--- START Supplied data ---

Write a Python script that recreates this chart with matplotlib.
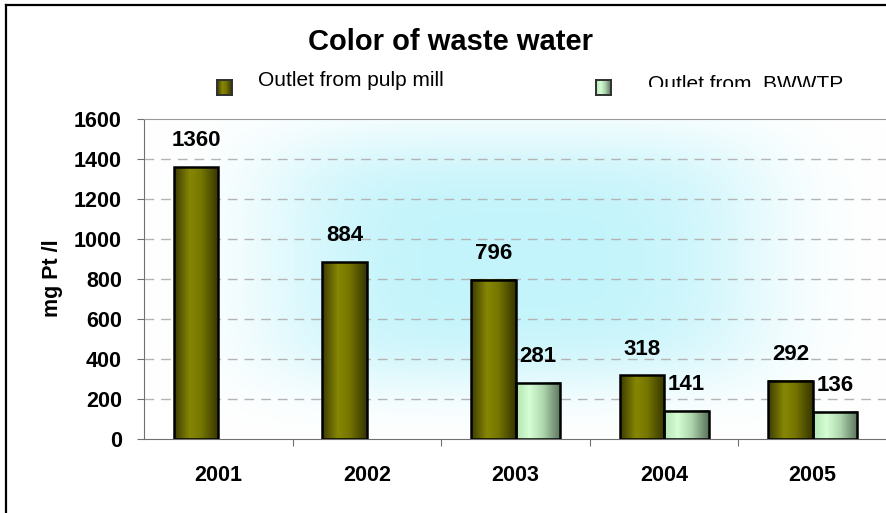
import numpy as np
import matplotlib
matplotlib.use("Agg")
import matplotlib.pyplot as plt
from matplotlib.colors import LinearSegmentedColormap
from matplotlib.patches import Rectangle
from matplotlib.lines import Line2D
from matplotlib.transforms import Bbox

plt.rcParams['font.family'] = ['Liberation Sans', 'DejaVu Sans']

# data
years = ['2001', '2002', '2003', '2004', '2005']
pulp_mill = [1360, 884, 796, 318, 292]
bwwtp = [None, None, 281, 141, 136]
series_names = ['Outlet from pulp mill', 'Outlet from  BWWTP']

W, H = 887, 513
fig = plt.figure(figsize=(W / 100, H / 100), dpi=100)
fig.patch.set_facecolor('white')

# plot area in pixels: x 144..887, y 119..439 (from top)
ax = fig.add_axes([144 / W, (H - 439) / H, (W - 144) / W, 320 / H])
ax.set_xlim(-0.5, 4.5)
ax.set_ylim(0, 1600)

# soft cyan glow behind the bars
gx, gy = np.meshgrid(np.linspace(0, 1, 300), np.linspace(0, 1, 200))
glow = np.exp(-(((gx - 0.5) / 0.34) ** 4 + ((gy - 0.56) / 0.40) ** 4))
bg_cmap = LinearSegmentedColormap.from_list('bg', ['#ffffff', '#c4f4fb'])
ax.imshow(glow, cmap=bg_cmap, extent=[0, 1, 0, 1], transform=ax.transAxes,
          origin='lower', aspect='auto', zorder=0, vmin=0, vmax=1,
          interpolation='bilinear')

# grid
for v in range(200, 1600, 200):
    ax.axhline(v, color='#b4b4b4', lw=1, ls=(0, (7, 5)), zorder=1)

pulp_cmap = LinearSegmentedColormap.from_list(
    'pulp', [(0, '#3c3c02'), (0.35, '#868604'), (0.6, '#777700'), (1, '#363600')])
bw_cmap = LinearSegmentedColormap.from_list(
    'bw', [(0, '#b4e4b4'), (0.3, '#d4fed4'), (0.6, '#b0d8b0'), (1, '#5c745c')])
grad = np.linspace(0, 1, 64).reshape(1, -1)

bar_w = 0.3


def gradient_bar(x0, h, cmap):
    ax.imshow(grad, cmap=cmap, extent=[x0, x0 + bar_w, 0, h], origin='lower',
              aspect='auto', zorder=2, interpolation='bilinear')
    ax.add_patch(Rectangle((x0, 0), bar_w, h, fill=False, ec='black', lw=1.8, zorder=3))


for i, (p, b) in enumerate(zip(pulp_mill, bwwtp)):
    gradient_bar(i - bar_w, p, pulp_cmap)
    ax.annotate(str(p), (i - bar_w / 2, p), xytext=(0, 19), textcoords='offset points',
                ha='center', va='center', fontsize=16, fontweight='bold', zorder=4)
    if b is not None:
        gradient_bar(i, b, bw_cmap)
        ax.annotate(str(b), (i + bar_w / 2, b), xytext=(0, 19), textcoords='offset points',
                    ha='center', va='center', fontsize=16, fontweight='bold', zorder=4)

ax.set_xlim(-0.5, 4.5)
ax.set_ylim(0, 1600)

# axes styling
ax.spines['right'].set_visible(False)
ax.spines['top'].set_color('#9a9a9a')
ax.spines['left'].set_color('#707070')
ax.spines['bottom'].set_color('#707070')
ax.set_yticks(range(0, 1601, 200))
ax.tick_params(axis='y', direction='out', length=5, color='#707070', pad=11,
               labelsize=15.5)
for lab in ax.get_yticklabels():
    lab.set_fontweight('bold')

ax.set_xticks([0.5, 1.5, 2.5, 3.5])
ax.set_xticklabels([])
ax.set_xticks(range(len(years)), minor=True)
ax.set_xticklabels(years, minor=True, fontsize=15.5, fontweight='bold')
ax.tick_params(axis='x', which='major', direction='out', length=5, color='#707070')
ax.tick_params(axis='x', which='minor', length=0, pad=19)

fig.text(53 / W, 1 - 278 / H, 'mg Pt /l', rotation=90, ha='center', va='center',
         fontsize=15.5, fontweight='bold')
fig.text(450 / W, 1 - 42 / H, 'Color of waste water', ha='center', va='center',
         fontsize=21, fontweight='bold')

# legend, drawn by hand
def legend_key(x, y, cmap):
    kax = fig.add_axes([x / W, 1 - (y + 15) / H, 15 / W, 15 / H])
    kax.imshow(grad, cmap=cmap, aspect='auto', extent=[0, 1, 0, 1])
    kax.set_xticks([])
    kax.set_yticks([])
    for sp in kax.spines.values():
        sp.set_color('#303030')
        sp.set_linewidth(1.4)


legend_key(217, 80, pulp_cmap)
legend_key(596, 80, bw_cmap)
fig.text(258 / W, 1 - 80 / H, series_names[0], ha='left', va='center', fontsize=15)
t2 = fig.text(648 / W, 1 - 84 / H, series_names[1], ha='left', va='center', fontsize=15)
t2.set_clip_box(Bbox([[0, H - 87], [W, H]]))
t2.set_clip_on(True)

# frame of the chart area (only left and top edges are visible)
fig.add_artist(Line2D([6 / W, 6 / W], [0, 1 - 5 / H], color='black', lw=1.6))
fig.add_artist(Line2D([6 / W, 1], [1 - 5 / H, 1 - 5 / H], color='black', lw=1.6))

fig.savefig('out.png', dpi=100)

--- END Supplied data ---

From the first line above down to the line with "series_names = ['Outlet", reproduce every line and no others, omitting pictures.

Write a Python script that recreates this chart with matplotlib.
import numpy as np
import matplotlib
matplotlib.use("Agg")
import matplotlib.pyplot as plt
from matplotlib.colors import LinearSegmentedColormap
from matplotlib.patches import Rectangle
from matplotlib.lines import Line2D
from matplotlib.transforms import Bbox

plt.rcParams['font.family'] = ['Liberation Sans', 'DejaVu Sans']

# data
years = ['2001', '2002', '2003', '2004', '2005']
pulp_mill = [1360, 884, 796, 318, 292]
bwwtp = [None, None, 281, 141, 136]
series_names = ['Outlet from pulp mill', 'Outlet from  BWWTP']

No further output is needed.